The Story: A psychotic murderer institutionalized since childhood escapes to kill his sister while his doctor chases him through the streets
Halloween is of course the movie that made struggling writer/director John Carpenter and unknown newcomer Jamie Lee Curtis superstars, and to this day is arguably the best work either has done. It was made for about $350,000 and eventually grossed a then-astonishing 80 million dollars. What is easily forgotten until you let this cruelly effective screamer catch you unaware again is just what a stark assault of brute horror it is.
We open on a malevolently grinning Jack o' Lantern on Halloween night and move into prowling camerawork with beautiful blue-dominated lighting around a nice, middle class small-town home. We've studied our Argento films and recognize that someone's gonna get it. Someone does get it, in a quite scary but not overly graphic prologue. 15 years later, a psychotic young man whom psychiatrist Dr. Loomis (Donald Pleasance) has given up any hope of helping and is indeed terrified of, escapes from the booby hatch he was sent to after dicing his sister up, and the fun quickly begins.
From here on out, there is no real plot to speak of. We simply meet some refreshingly sympathetic, likeable and intelligent teenagers (probably the last time we ever see such people in a slasher film, sadly enough) and some children Curtis is babysitting. In contrast to most slasher flicks to follow, we identify with and feel terror for these people as they one by one stumble helplessly into the masked nut job's clutches. This builds to a protracted showdown between the knife wielding psychopath and the last teenaged survivor (Jamie Lee Curtis as Laurie). The festivities come to a close with a classic, matter-of-fact final line from Pleasance (who delightfully stays just about a millimeter on the right side of overacting - a triumphal peak of his career).
I don't really want to go into more detail, because this is the kind of film you just allow to happen to you and surprise you as it assaults your senses, and to give many more details would dampen the effect. If you just walk into this film and let it do its work on you, you will be guaranteed quite a few jolts and jumps, and you and your date will have finger-shaped bruises on your forearms for days afterwards. It's that good, and that unforgettably intense.

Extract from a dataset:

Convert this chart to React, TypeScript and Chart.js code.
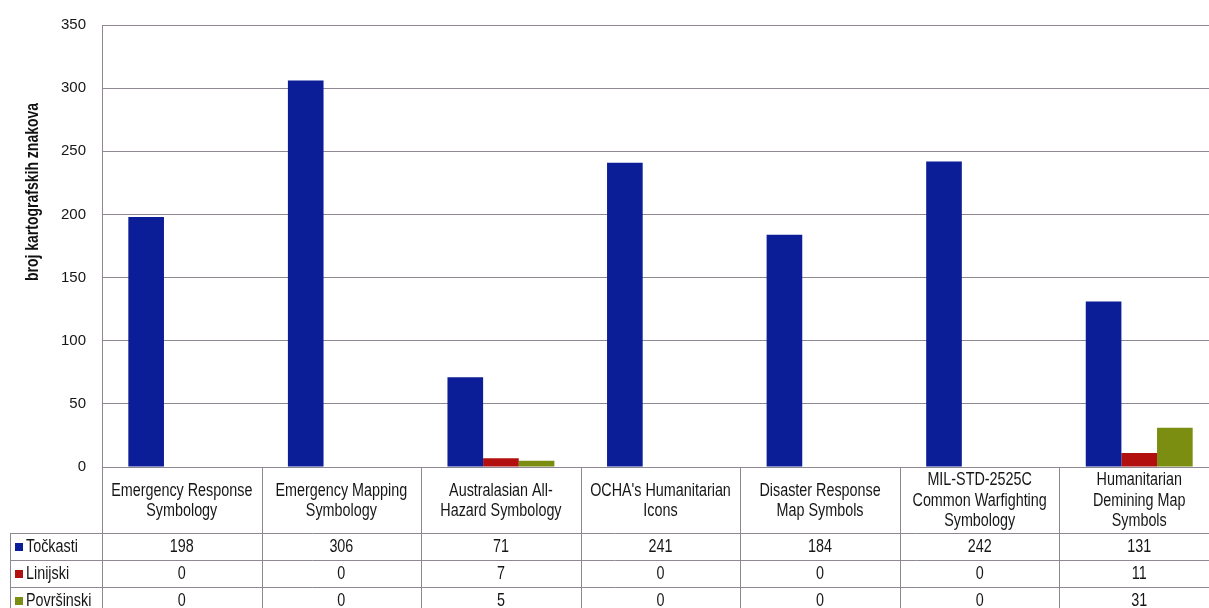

This movie has wit, style and class to burn and comparing it with the hundreds of cheap imitators or even the few good slasher films to follow would be unfair. At this hungry stage in his career, Carpenter was a master of timing, mood and color. He once called Halloween "my Argento film" but managed to outclass Argento just this once. The brightly colored but precisely positioned and shaped lighting recall Suspiria without being a copyist, and the long, studied camera shots leading to the vicious attacks recall the finest moments of Argento's giallos. Where Carpenter parts company with Argento and virtually all of the imitators is in his restraint. There is so little blood in this film, I would imagine it could almost be shown on television with but a few minor cuts.
The music by Carpenter himself deserves special praise here as well. It is, like some of Argento's scores, a deceptively simple synthesized score but Carpenter is more subtle and masterfully builds the suspense in each scene by starting with a simple rhythmic pattern and almost imperceptibly building upon it until your nerves are ready to shatter.
Unfortunately, the slasher film imitators to glut the horror market in the following years were able to copy the particulars (teenagers, sex, masked murderer, dead bodies showing up later, and so on) without coming close to an understanding of style and class. If you have seen many of the copies but managed to miss the original, some of the effect and some of the surprises may be slightly dulled.
This film is truly one of a kind and one of horror cinema's true artistic triumphs. Rent or buy this one to watch over and over again, and use it to show your friends what true quality horror is. This film deserves a place in the horror pantheon with Psycho, the Exorcist and Night of the Living Dead as a groundbreaking masterwork.